Abstract

Ascertaining that a network will forward spoofed traffic usually requires an active probing vantage point in that network, effectively preventing a comprehensive view of this global Internet vulnerability. Recently, researchers have proposed using Internet Exchange Points (IXPs) as observatories to detect spoofed packets, by leveraging Autonomous System (AS) topology knowledge extracted from Border Gateway Protocol (BGP) data to infer which source addresses should legitimately appear across parts of the IXP switch fabric. We demonstrate that the existing literature does not capture several fundamental challenges to this approach, including noise in BGP data sources, heuristic AS relationship inference, and idiosyncrasies in IXP interconnectivity fabrics. We propose Spoofer-IX, a novel method to navigate these challenges, leveraging customer cone semantics of AS relationships to guide precise classification of inter-domain traffic as in-cone, out-of-cone (spoofed), unverifiable, bogon, and unassigned. We apply our method in three distinct periods to two IXPs, with 200+ and 1,600+ members each, and find an upper bound volume of out-of-cone traffic to be more than an order of magnitude less than the previous method inferred on the same data, revealing the practical importance of customer cone semantics in such analysis.

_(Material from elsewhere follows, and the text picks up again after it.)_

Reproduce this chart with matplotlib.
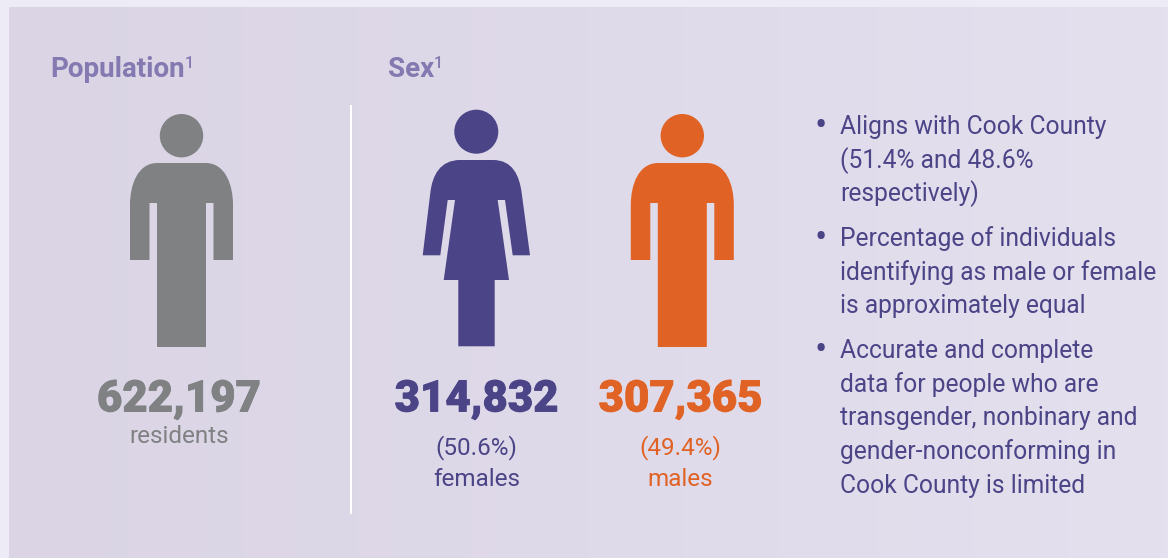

We observed no significant improvement in deployment of Source Address Validation (SAV) in networks using the mid-size IXP between 2017 and 2019. In hopes that our methods and tools generalize to use by other IXPs who want to avoid use of their infrastructure for launching spoofed-source DoS attacks, we explore the feasibility of scaling the system to larger and more diverse IXP infrastructures. To promote this goal, and broad replicability of our results, we make the source code of Spoofer-IX publicly available.